Estrogen Replacement Therapy May Not Prevent Decline in Cognitive Functioning
Despite encouraging findings from animal studies, estrogen replacement therapy
appears not to retard a decline in cognitive functioning in postmenopausal women.
Estrogen Replacement Therapy May Not Prevent Decline
in Cognitive Functioning
WESTPORT, CT (Reuters Health) Oct 22 - Despite encouraging findings from animal
studies, estrogen replacement therapy appears not to retard a decline in cognitive
functioning in postmenopausal women, according to a report in the American
Journal of Epidemiology for October.
Dr. Suzana Alves de Moraes from Johns Hopkins University Bloomberg School of Public
Health, Baltimore, and colleagues collected data on 2859 women 48 to 67 years
of age who participated in the Atherosclerosis Risk in Communities Study.
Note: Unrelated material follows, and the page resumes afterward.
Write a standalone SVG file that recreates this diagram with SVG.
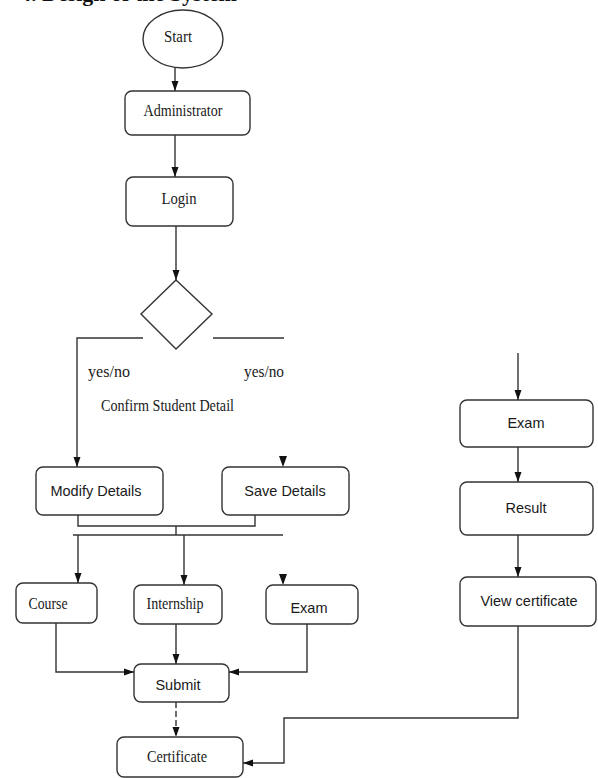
<svg xmlns="http://www.w3.org/2000/svg" width="598" height="778" viewBox="0 0 598 778">
<style>
.box{fill:#fff;stroke:#333;stroke-width:1.4}
.ln{fill:none;stroke:#333;stroke-width:1.4}
.ah{fill:#111}
.sr{font-family:"Liberation Serif",serif;font-size:17px;fill:#1a1a1a;text-anchor:middle}
.ss{font-family:"Liberation Sans",sans-serif;font-size:14.5px;fill:#1a1a1a;text-anchor:middle}
.st{text-anchor:start}
.tl{font-family:"Liberation Serif",serif;font-size:22px;font-weight:bold;fill:#111}
</style>
<defs>
<marker id="arr" markerUnits="userSpaceOnUse" markerWidth="10" markerHeight="8" refX="10" refY="4" orient="auto">
<path d="M0,0.5 L10,4 L0,7.5 z" fill="#111"/>
</marker>
</defs>
<text class="tl" x="20" y="1">4. Design of the System</text>
<g id="connectors">
<path class="ln" d="M175,68 V91" marker-end="url(#arr)"/>
<path class="ln" d="M175,135 V177" marker-end="url(#arr)"/>
<path class="ln" d="M176,226 V280" marker-end="url(#arr)"/>
<path class="ln" d="M143,338 H77 V467" marker-end="url(#arr)"/>
<path class="ln" d="M213,338 H284"/>
<path class="ah" d="M279,456 L287,456 L283,467 z"/>
<path class="ln" d="M78,515 V526 H255 V515"/>
<path class="ln" d="M176,526 V535"/>
<path class="ln" d="M73,535 H283"/>
<path class="ln" d="M78,535 V583" marker-end="url(#arr)"/>
<path class="ln" d="M184,535 V585" marker-end="url(#arr)"/>
<path class="ah" d="M279,574 L287,574 L283,585 z"/>
<path class="ln" d="M56,623 V672 H134" marker-end="url(#arr)"/>
<path class="ln" d="M176,624 V664" marker-end="url(#arr)"/>
<path class="ln" d="M307,624 V672 H229" marker-end="url(#arr)"/>
<path class="ln" d="M176,702 V737" stroke-dasharray="6,3" marker-end="url(#arr)"/>
<path class="ln" d="M518,353 V400" marker-end="url(#arr)"/>
<path class="ln" d="M518,447 V482" marker-end="url(#arr)"/>
<path class="ln" d="M518,535 V577" marker-end="url(#arr)"/>
<path class="ln" d="M518,626 V718 H284 V763 H243" marker-end="url(#arr)"/>
</g>
<g id="start"><ellipse class="box" cx="183" cy="39" rx="40" ry="29"/><text class="sr" x="178" y="42" textLength="28" lengthAdjust="spacingAndGlyphs">Start</text></g>
<g id="administrator"><rect class="box" x="125" y="91" width="125" height="44" rx="7"/><text class="sr" x="183" y="116" textLength="79" lengthAdjust="spacingAndGlyphs">Administrator</text></g>
<g id="login"><rect class="box" x="126" y="177" width="107" height="49" rx="7"/><text class="sr" x="179" y="204" textLength="35" lengthAdjust="spacingAndGlyphs">Login</text></g>
<g id="decision"><path class="box" d="M176,280 L212,314 L176,349 L141,314 z"/></g>
<g id="labels">
<text class="sr st" x="88" y="377" textLength="42" lengthAdjust="spacingAndGlyphs">yes/no</text>
<text class="sr st" x="244" y="377" textLength="40" lengthAdjust="spacingAndGlyphs">yes/no</text>
<text class="sr st" x="101" y="411" textLength="133" lengthAdjust="spacingAndGlyphs">Confirm Student Detail</text>
</g>
<g id="modify-details"><rect class="box" x="36" y="467" width="127" height="48" rx="7"/><text class="ss" x="96" y="496">Modify Details</text></g>
<g id="save-details"><rect class="box" x="222" y="467" width="127" height="48" rx="7"/><text class="ss" x="285" y="496">Save Details</text></g>
<g id="course"><rect class="box" x="16" y="583" width="81" height="40" rx="7"/><text class="sr" x="48" y="609" textLength="39" lengthAdjust="spacingAndGlyphs">Course</text></g>
<g id="internship"><rect class="box" x="134" y="585" width="88" height="39" rx="7"/><text class="sr" x="175" y="609" textLength="57" lengthAdjust="spacingAndGlyphs">Internship</text></g>
<g id="exam-left"><rect class="box" x="266" y="585" width="92" height="39" rx="7"/><text class="ss" x="309" y="613">Exam</text></g>
<g id="submit"><rect class="box" x="134" y="664" width="95" height="38" rx="7"/><text class="ss" x="178" y="690">Submit</text></g>
<g id="certificate"><rect class="box" x="117" y="737" width="126" height="40" rx="7"/><text class="sr" x="177" y="762" textLength="60" lengthAdjust="spacingAndGlyphs">Certificate</text></g>
<g id="exam-right"><rect class="box" x="460" y="400" width="133" height="47" rx="7"/><text class="ss" x="526" y="428">Exam</text></g>
<g id="result"><rect class="box" x="460" y="482" width="133" height="53" rx="7"/><text class="ss" x="526" y="513">Result</text></g>
<g id="view-certificate"><rect class="box" x="460" y="577" width="136" height="49" rx="7"/><text class="ss" x="529" y="606">View certificate</text></g>
</svg>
The women had their cognitive functioning tested twice between 1990 and 1998,
using the Delayed Word Recall Test, the Digit Symbol Subtest of the Wechsler Adult
Intelligence Scale-Revised and the Word Fluency Test, according to the report.
After adjustment for confounding, no consistent change in cognition between testing
was detected according to category of menopause or use of estrogen replacement
therapy. This held true for current estrogen use and for the duration of estrogen
use, and for women of all ages, the study group found.
These findings "would seem to indicate that, at least for women in the age range
included in the study, use of estrogen replacement therapy is not associated with
age-related cognitive declines," the researchers conclude.